🟠 From January 13th to January 29th, the market was in a strong bullish trend, with prices steadily moving higher. The trend was supported by consistent higher highs and higher lows. 🟢 Between January 24th and January 28th, a Double Top pattern formed. This is a classic bearish reversal formation that occurs when the price fails to break above a key resistance level, marking two distinct peaks (tops) at roughly the same price level. The failure to surpass the previous high indicates that the buyers are losing momentum and that the market could be turning bearish. 🟢 On January 29th, the trend line was decisively broken, confirming the shift in market sentiment from bullish to bearish. This breakdown is a crucial event, as it suggests that the upward price movement is no longer sustainable, and the market is now in the process of establishing a downward trend. 🟢 Following the break of the trend line, the price started to form lower highs and lower lows, indicating that sellers have gained control of the market. This pattern is typical in a bearish trend, as it shows diminishing buying pressure and an increasing presence of sellers. 🟢 The bearish crossover of the moving averages further solidifies the reversal. Short-term moving averages crossing below longer-term moving averages indicate that the bearish momentum is accelerating. This is often interpreted as a signal to sell or go short, as the market is now in a confirmed downtrend. 🟡 Key support levels along the new trend line will be crucial to monitor. If the price breaks through any of these support levels, the bearish trend is likely to accelerate, leading to further downside potential.
🆕 Fundamental Analysis:
🟢 The US Dollar (USD) continues to strengthen, as the US Dollar Index (DXY) reached a weekly high of 108.35, driven by strong demand for the Greenback as a safe haven. 🟡 President Donald Trump threatened to impose 100% tariffs on BRICS nations and 25% tariffs on Mexico and Canada if they challenge the US Dollar's dominance or attempt to create an alternative currency. This statement could further increase market volatility and impact global trade relations. 🟡 The Fed held interest rates steady on Wednesday and indicated that it will remain in a wait-and-see mode until there’s substantial progress on inflation or weakness in the labor market.

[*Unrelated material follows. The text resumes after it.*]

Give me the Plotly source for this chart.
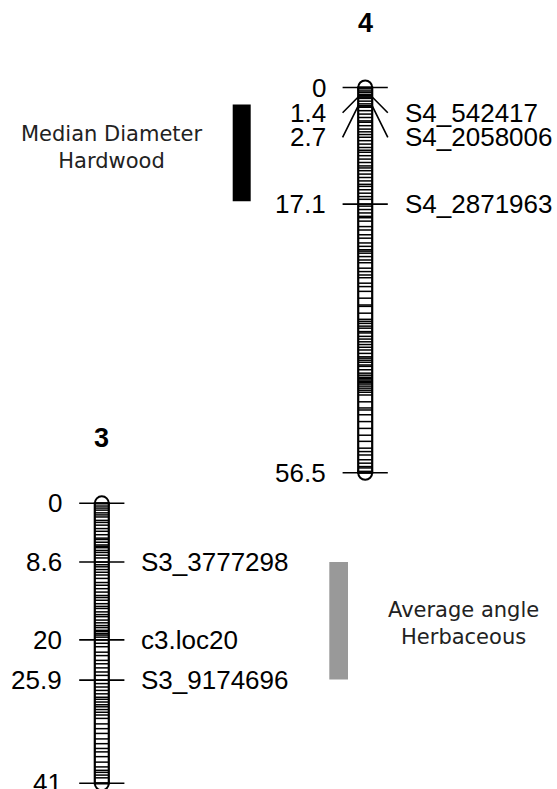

This signals a cautious approach in monetary policy. 🟢 The Euro (EUR) continues to weaken amid expectations of easing monetary policy from the European Central Bank (ECB). German CPI data shows inflationary pressures are easing, boosting hopes that the ECB may lower rates in the future.
🔤 Summary:
🟢 The EUR/USD pair remains under pressure due to a combination of factors, including weaker German inflation data and strong US Dollar performance. The pair is expected to maintain a bearish trend, with the focus on potential short positions around the newly formed trend line or key levels of resistance. 🟢 Watch for the trend line or significant resistance zones, as they may offer entry points for short positions if the pair continues to respect the downward trend. 🔴 If the price breaks above the trend line or key resistance, the current bearish analysis will no longer hold. In this case, it would be prudent to wait for further indicators and clear price action formations before taking new positions.